For customers looking to do a deeper dive, there’s a QR code that can provide more details on what each of the categories entail.
But Woodyard is well aware that this is not a one-size-fits-all solution or perfect: “We would love feedback from the industry on how this label and the metrics used for it can be improved. It’s definitely a process, and we’re not saying we have a perfect solution. This is just the beginning.”
Although there is certification fatigue — in the industry and by consumers— Woodyard is hopeful that this easier-to-digest version will be different than a usual logo. It will be more comprehensive and yet, also be product specific.
“This way a brand cannot make some broad sweeping statement. Because each one of these tags is specific to the product it’s on,” he adds.
And since greenwashing is abundant these days, Woodyard hopes that this will push companies to be transparent about the various facets of their business. “Trust between brands and consumers is at an all time low these days, I feel.”
Thus brands that are committed to sharing more in-depth information about their processes will be receptive to this label, Woodyard believes. It would help distinguish companies who are genuine about their efforts to those that are merely making marketing claims, he argues.
Woodyard admits that Nisolo is not perfect itself: for instance, they’re aiming to get all their leather certified by the Working Leather Group. But they’re not there yet. And that will reflect on the labels of particular items.
Since Nisolo wants to help create industry-wide change, the Sustainability Facts Label has an open-source format. “We are sharing years of work and research at no cost to any brand who wants to adopt it. And we hope that does get people on board.”
The label does, however, rely on existing metrics — be it through certifications or other third-party audits — to collect the foundational data needed. This means that companies would have to self-report ethically, especially if they’re not using an existing certification such as Fair Trade, B Corp, or Climate Neutral. Nisolo, as a brand has been very close to its supply chain, making routine visits, and allowing for third-party audits. But other, especially larger, companies, may have a different approach.

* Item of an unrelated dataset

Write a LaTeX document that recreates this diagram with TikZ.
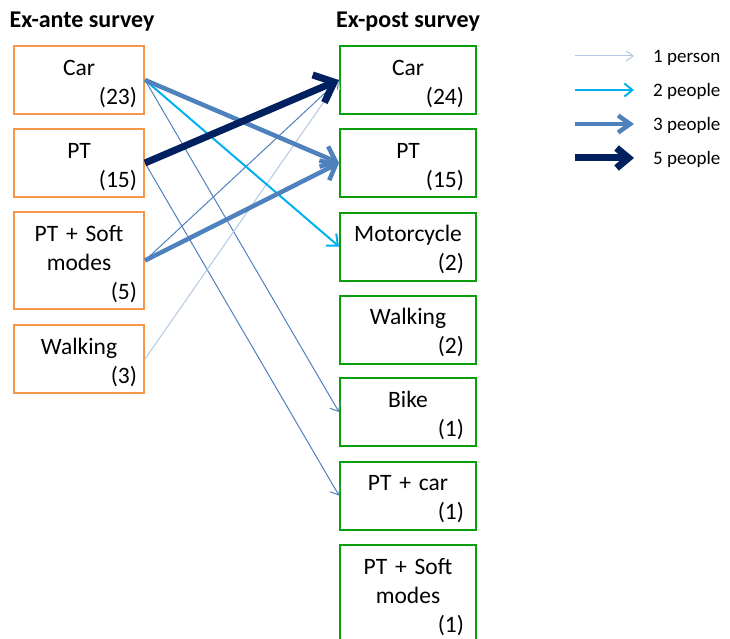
\documentclass[tikz,border=0pt]{standalone}
\usepackage{fontspec}
\setmainfont{Carlito}
\usetikzlibrary{arrows.meta}

\definecolor{anteorange}{HTML}{F79646}
\definecolor{postgreen}{HTML}{0A9E0A}
\definecolor{onecol}{HTML}{B4C7E7}
\definecolor{twocol}{HTML}{00B0F0}
\definecolor{threecol}{HTML}{4F81BD}
\definecolor{fivecol}{HTML}{002060}

% count shown flush right on the last line of a box
\newcommand\nresp[1]{\\\mbox{}\hskip 0pt plus 1filll(#1)}

\tikzset{
  modebox/.style={line width=2pt, minimum height=68pt, align=center,
    execute at begin node={\rule{0pt}{23pt}}},
  ante/.style={modebox, draw=anteorange, minimum width=130pt, inner xsep=7pt, text width=116pt},
  post/.style={modebox, draw=postgreen, minimum width=136pt, inner xsep=12pt, text width=112pt},
  title/.style={font=\fontsize{24}{28}\selectfont\bfseries, anchor=base},
  p1/.style={draw=onecol, line width=1pt, -{Straight Barb[length=7pt,width=12pt]}},
  pthin/.style={draw=threecol, line width=1pt, -{Straight Barb[length=7pt,width=12pt]}},
  p2/.style={draw=twocol, line width=2pt, -{Straight Barb[length=9pt,width=16pt]}},
  p3/.style={draw=threecol, line width=4.5pt, -{Straight Barb[length=13pt,width=22pt]}},
  p5/.style={draw=fivecol, line width=7pt, -{Straight Barb[length=17pt,width=30pt]}}
}

\begin{document}
\begin{tikzpicture}[x=1pt, y=-1pt, font=\fontsize{23.5}{29}\selectfont]
  \useasboundingbox (0,0) rectangle (730,639);

  \node[title] (antetitle) at (82,28) {Ex-ante survey};
  \node[title] (posttitle) at (408,28) {Ex-post survey};

  % ex-ante
  \node[ante] (aCar) at (79,80) {Car\nresp{23}};
  \node[ante] (aPT) at (79,163) {PT\nresp{15}};
  \node[ante, minimum height=97pt] (aPTsoft) at (79,260.5) {PT + Soft\\modes\nresp{5}};
  \node[ante] (aWalk) at (79,359) {Walking\nresp{3}};

  % ex-post
  \node[post] (pCar) at (408,80) {Car\nresp{24}};
  \node[post] (pPT) at (408,163) {PT\nresp{15}};
  \node[post] (pMoto) at (408,246.5) {Motorcycle\nresp{2}};
  \node[post] (pWalk) at (408,329.5) {Walking\nresp{2}};
  \node[post] (pBike) at (408,412) {Bike\nresp{1}};
  \node[post] (pPTcar) at (408,495.5) {PT + car\nresp{1}};
  \node[post, minimum height=98pt] (pPTsoft) at (408,594) {PT + Soft\\modes\nresp{1}};

  % shifts
  \draw[pthin] (aCar.east) -- (pBike.west);
  \draw[pthin] (aPT.east) -- (pPTcar.west);
  \draw[pthin] (aPTsoft.east) -- (pCar.west);
  \draw[p1] (aWalk.east) -- (pCar.west);
  \draw[p2] (aCar.east) -- (pMoto.west);
  \draw[p3] (aCar.east) -- (pPT.west);
  \draw[p3] (aPTsoft.east) -- (pPT.west);
  \draw[p5] (aPT.east) -- (pCar.west);

  % legend
  \foreach \sty/\txt/\y/\hl/\hw in {p1/1 person/56/7/10, p2/2 people/90/8/13,
      p3/3 people/124/12/17, p5/5 people/158/12/20} {
    \coordinate (ls\sty) at (575,\y);
    \coordinate (le\sty) at (634,\y);
    \draw[\sty, -{Straight Barb[length=\hl pt,width=\hw pt]}] (ls\sty) -- (le\sty);
    \node[anchor=base west, inner sep=0pt, font=\fontsize{19}{22}\selectfont] (lt\sty) at (653,\y+6.5) {\txt};
  }
\end{tikzpicture}
\end{document}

That’s why this is just the first version of the label, Woodyard notes, and is hopeful that it will only improve in the coming months as they collect all the feedback from the industry.
All in all though he wants it to push the industry to finally be transparent about what’s going on behind the scenes.
“This way, better choices can be made, consumer demand can be reshaped, and supply chains can change for the better,” Woodyard says.